Il s’agit d’une nouvelle mesure radicale prise par des élus républicains pour priver les femmes de leurs droits et de leur liberté en matière de procréation” – Karine Jean Pierre pour la Maison Blanche.
Et d’exhorter “tous les Américains à faire entendre leur voix sur le sujet”, un message qui, contre toute attente, a visiblement été entendu jusque dans l’extrêmement conservateur Etat du Kansas, où les électeurs ont créé la surprise en se prononçant en faveur du maintien du droit à l’avortement lors d’un référendum organisé sur la question.
Contrer l’extrémisme
Une excellente nouvelle pour les femmes en âge de procréer qui habitent cet état du Midwest bordé par le Nebraska et le Missouri. Mais aussi, malheureusement, un tout petit pas pour les Américaines, qui voient leurs droits faire un grand pas en arrière depuis quelques semaines.
Et si la Maison Blanche a critiqué la décision du gouverneur de l’Indiana de virtuellement supprimer l’accès à l’IVG, outre-Atlantique, de plus en plus de voix s’élèvent pour dénoncer ce qui est perçu comme un manque de courage de la part du gouvernement Biden. Durant la campagne présidentielle, l’élu démocrate avait en effet promis de faire passer une loi protégeant l’avortement, assurant que bien qu’il s’agisse d’un élément de jurisprudence, Roe v. Wade « fait office de loi en vigueur pour le pays » et s’engageant à « combattre la moindre tentative d’aller à son encontre ». Paroles, paroles, paroles?
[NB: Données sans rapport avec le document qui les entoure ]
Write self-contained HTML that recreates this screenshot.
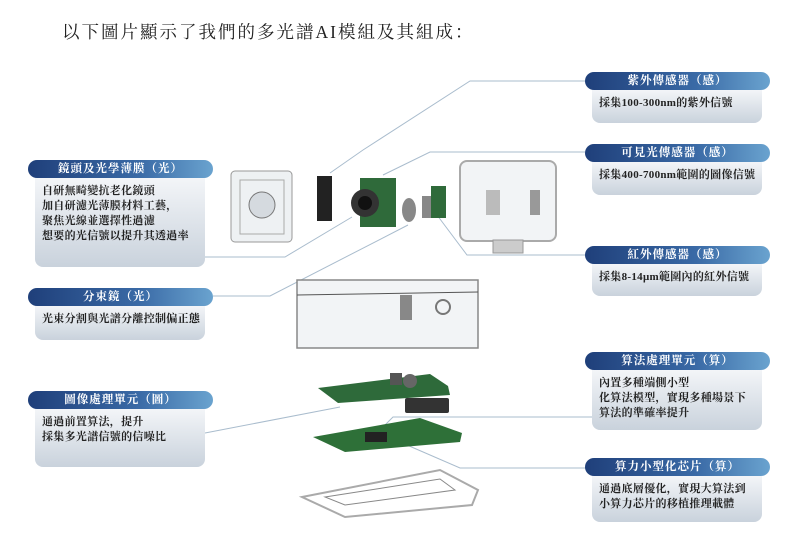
<!DOCTYPE html>
<html><head><meta charset="utf-8"><style>
body{margin:0;width:800px;height:551px;background:#fff;position:relative;overflow:hidden;font-family:"Liberation Serif","Noto Serif CJK SC",serif}
.t{position:absolute;left:62px;top:19px;font-size:17.5px;letter-spacing:2px;color:#222}
.h{position:absolute;height:18px;border-radius:9px;background:linear-gradient(90deg,#1f3f7a,#3a6aa6 60%,#6aa3cf);color:#fff;font-size:11.5px;font-weight:bold;text-align:center;line-height:18px;letter-spacing:1px}
.b{position:absolute;border-radius:0 0 8px 8px;background:linear-gradient(#f3f5f8,#c9d2dc);font-size:11px;font-weight:bold;color:#222;line-height:15px;padding:6px 7px;box-sizing:border-box;letter-spacing:.3px;white-space:nowrap}
svg{position:absolute;left:0;top:0}
</style></head><body>
<div class="t">以下圖片顯示了我們的多光譜AI模組及其組成：</div>
<svg width="800" height="551">
<g stroke="#a9bccd" stroke-width="1" fill="none">
<polyline points="205,257 285,257 352,217"/>
<polyline points="213,296 270,296 408,225"/>
<polyline points="205,433 340,407"/>
<polyline points="585,81 470,81 363,150 330,173"/>
<polyline points="585,152 430,152 383,175"/>
<polyline points="592,255 467,255 437,215"/>
<polyline points="592,417 393,417 377,433"/>
<polyline points="592,468 460,468 400,442"/>
</g>
<rect x="231" y="171" width="61" height="71" rx="4" fill="#eef1f3" stroke="#999"/>
<rect x="240" y="180" width="44" height="54" fill="none" stroke="#aaa"/>
<circle cx="262" cy="205" r="13" fill="#d5dadf" stroke="#777"/>
<rect x="317" y="176" width="15" height="45" fill="#222"/>
<rect x="360" y="178" width="36" height="49" fill="#2f6a3a"/>
<circle cx="365" cy="203" r="14" fill="#333"/>
<circle cx="365" cy="203" r="7" fill="#111"/>
<ellipse cx="409" cy="210" rx="7" ry="12" fill="#888"/>
<rect x="422" y="196" width="14" height="22" fill="#888"/>
<rect x="431" y="186" width="15" height="32" fill="#2f6a3a"/>
<rect x="460" y="161" width="96" height="80" rx="7" fill="#f2f4f6" stroke="#aaa" stroke-width="2"/>
<rect x="486" y="190" width="14" height="25" fill="#bbb"/>
<rect x="530" y="190" width="10" height="25" fill="#999"/>
<rect x="493" y="240" width="30" height="13" fill="#ccc" stroke="#999"/>
<rect x="297" y="280" width="181" height="68" fill="#f2f4f6" stroke="#888" stroke-width="1.5"/>
<line x1="297" y1="295" x2="478" y2="292" stroke="#555"/>
<rect x="400" y="295" width="12" height="25" fill="#888"/>
<circle cx="443" cy="307" r="7" fill="none" stroke="#777" stroke-width="2"/>
<polygon points="318,388 430,374 448,386 450,395 338,403" fill="#2e6a3a"/>
<rect x="390" y="373" width="12" height="12" fill="#555"/>
<circle cx="410" cy="381" r="7" fill="#666"/>
<rect x="405" y="398" width="44" height="15" rx="2" fill="#333"/>
<polygon points="313,437 420,418 462,433 460,442 345,452" fill="#2e7038"/>
<rect x="365" y="432" width="22" height="10" fill="#222"/>
<polygon points="302,497 440,470 478,490 472,505 345,517" fill="none" stroke="#aaa" stroke-width="2"/>
<polygon points="325,497 440,479 455,490 345,505" fill="none" stroke="#888" stroke-width="1"/>
</svg>
<div class="h" style="left:28px;top:160px;width:185px">鏡頭及光學薄膜（光）</div>
<div class="b" style="left:35px;top:178px;width:170px;height:89px">自研無畸變抗老化鏡頭<br>加自研濾光薄膜材料工藝，<br>聚焦光線並選擇性過濾<br>想要的光信號以提升其透過率</div>
<div class="h" style="left:28px;top:288px;width:185px">分束鏡（光）</div>
<div class="b" style="left:35px;top:306px;width:170px;height:34px">光束分割與光譜分離控制偏正態</div>
<div class="h" style="left:28px;top:391px;width:185px">圖像處理單元（圖）</div>
<div class="b" style="left:35px;top:409px;width:170px;height:58px">通過前置算法，提升<br>採集多光譜信號的信噪比</div>
<div class="h" style="left:585px;top:72px;width:185px">紫外傳感器（感）</div>
<div class="b" style="left:592px;top:90px;width:170px;height:33px">採集100-300nm的紫外信號</div>
<div class="h" style="left:585px;top:144px;width:185px">可見光傳感器（感）</div>
<div class="b" style="left:592px;top:162px;width:170px;height:33px">採集400-700nm範圍的圖像信號</div>
<div class="h" style="left:585px;top:246px;width:185px">紅外傳感器（感）</div>
<div class="b" style="left:592px;top:264px;width:170px;height:32px">採集8-14μm範圍內的紅外信號</div>
<div class="h" style="left:585px;top:352px;width:185px">算法處理單元（算）</div>
<div class="b" style="left:592px;top:370px;width:170px;height:60px">內置多種端側小型<br>化算法模型，實現多種場景下<br>算法的準確率提升</div>
<div class="h" style="left:585px;top:458px;width:185px">算力小型化芯片（算）</div>
<div class="b" style="left:592px;top:476px;width:170px;height:46px">通過底層優化，實現大算法到<br>小算力芯片的移植推理載體</div>
</body></html>
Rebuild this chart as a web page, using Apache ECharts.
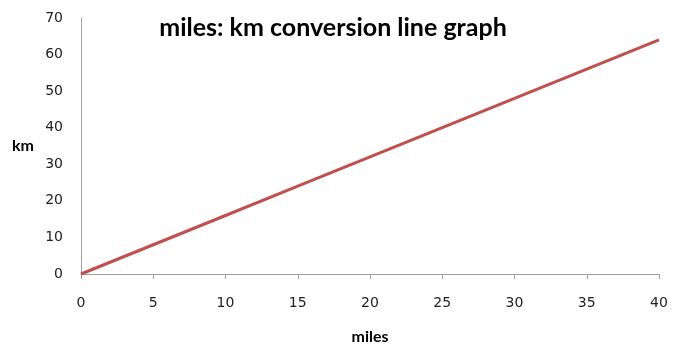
<!DOCTYPE html>
<html><head><meta charset="utf-8">
<script src="https://cdn.jsdelivr.net/npm/echarts@6/dist/echarts.min.js"></script>
<style>html,body{margin:0;padding:0;background:#fff}#c{width:675px;height:345px}</style>
</head><body><div id="c"></div>
<script>
const miles = [0, 5, 10, 15, 20, 25, 30, 35, 40];
const km = [0, 8, 16, 24, 32, 40, 48, 56, 64];
const titleText = 'miles: km conversion line graph';
const xName = 'miles';
const yName = 'km';

const chart = echarts.init(document.getElementById('c'), null, {renderer: 'canvas'});
const axisFont = {fontFamily: 'DejaVu Sans', fontSize: 14, color: '#222'};
chart.setOption({
  animation: false,
  title: {text: titleText, left: 328, top: 10, textAlign: 'center',
    textStyle: {fontFamily: 'Lato', fontWeight: 'bold', fontSize: 25, color: '#000'}},
  grid: {left: 81, right: 16, top: 18, bottom: 71, outerBoundsMode: 'none', containLabel: false},
  xAxis: {type: 'value', min: 0, max: 40, interval: 5,
    name: xName, nameLocation: 'middle', nameGap: 55,
    nameTextStyle: {fontFamily: 'Lato', fontWeight: 'bold', fontSize: 16, color: '#000'},
    axisLine: {lineStyle: {color: '#a0a0a0', width: 1}},
    axisTick: {show: true, length: 5, inside: false, lineStyle: {color: '#a0a0a0'}},
    axisLabel: Object.assign({margin: 22}, axisFont),
    splitLine: {show: false}},
  yAxis: {type: 'value', min: 0, max: 70, interval: 10,
    name: yName, nameLocation: 'middle', nameGap: 47, nameRotate: 0,
    nameTextStyle: {fontFamily: 'Lato', fontWeight: 'bold', fontSize: 16, color: '#000'},
    axisLine: {show: true, lineStyle: {color: '#a0a0a0', width: 1}},
    axisTick: {show: false},
    axisLabel: Object.assign({margin: 18}, axisFont),
    splitLine: {show: false}},
  series: [{type: 'line', data: miles.map((m, i) => [m, km[i]]),
    showSymbol: false, lineStyle: {color: '#c0504d', width: 3}}]
});
</script></body></html>
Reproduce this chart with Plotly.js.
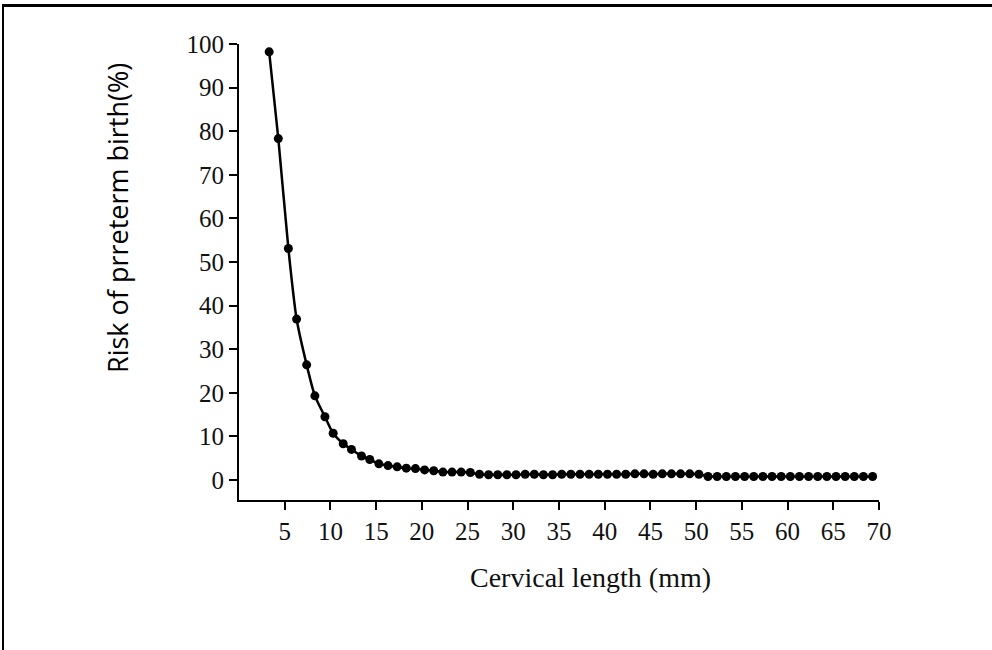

Si le système politique américain limite quelque peu le pouvoir du locataire de la Maison Blanche, ce dernier ne manque toutefois pas de ressorts pour agir, et semblerait décidé à le faire, après avoir été vertement critiqué par son propre camp pour sa réponse “timorée” à l’annulation de Roe vs Wade.
Le 8 juillet dernier, Joe Biden a ainsi annoncé en compagnie de Kamala Harris avoir pris une série de mesures protégeant les cliniques mobiles pratiquant l’IVG aux frontières des Etats qui l’interdisent, mais aussi garantissant l’accès à la contraception, aux pilules abortives ainsi qu’à un réseau d’avocats bénévoles. Des mesures nécessaires, qui peinent toutefois à convaincre, une partie de l’opinion publique lui reprochant de ne pas avoir anticipé la décision de la Cour Suprême, pourtant annoncée près de huit semaines avant le vote de ses membres quand un mémo au sujet du droit à l’IVG a été leaké.
La réponse de Joe Biden? Appeler ses concitoyens à voter en masse aux législatives de novembre prochain, rappelant qu’il s’agit-là de la “voie la plus rapide” pour restaurer légalement le droit à l’avortement dans le pays, mais aussi pour contrer les projets “extrêmes” des Républicains quant à la vie privée des Américaines, ainsi que la Cour Suprême “hors de contrôle” qui les fait entrer en vigueur. Et le démocrate de 79 ans de promettre dans la foulée que si les Républicains devaient l’emporter aux législatives et passer une loi interdisant l’IVG dans tout le pays (ce qui n’est pas le cas actuellement, son application est juste laissée à l’appréciation de chaque Etat), il y mettrait son veto présidentiel.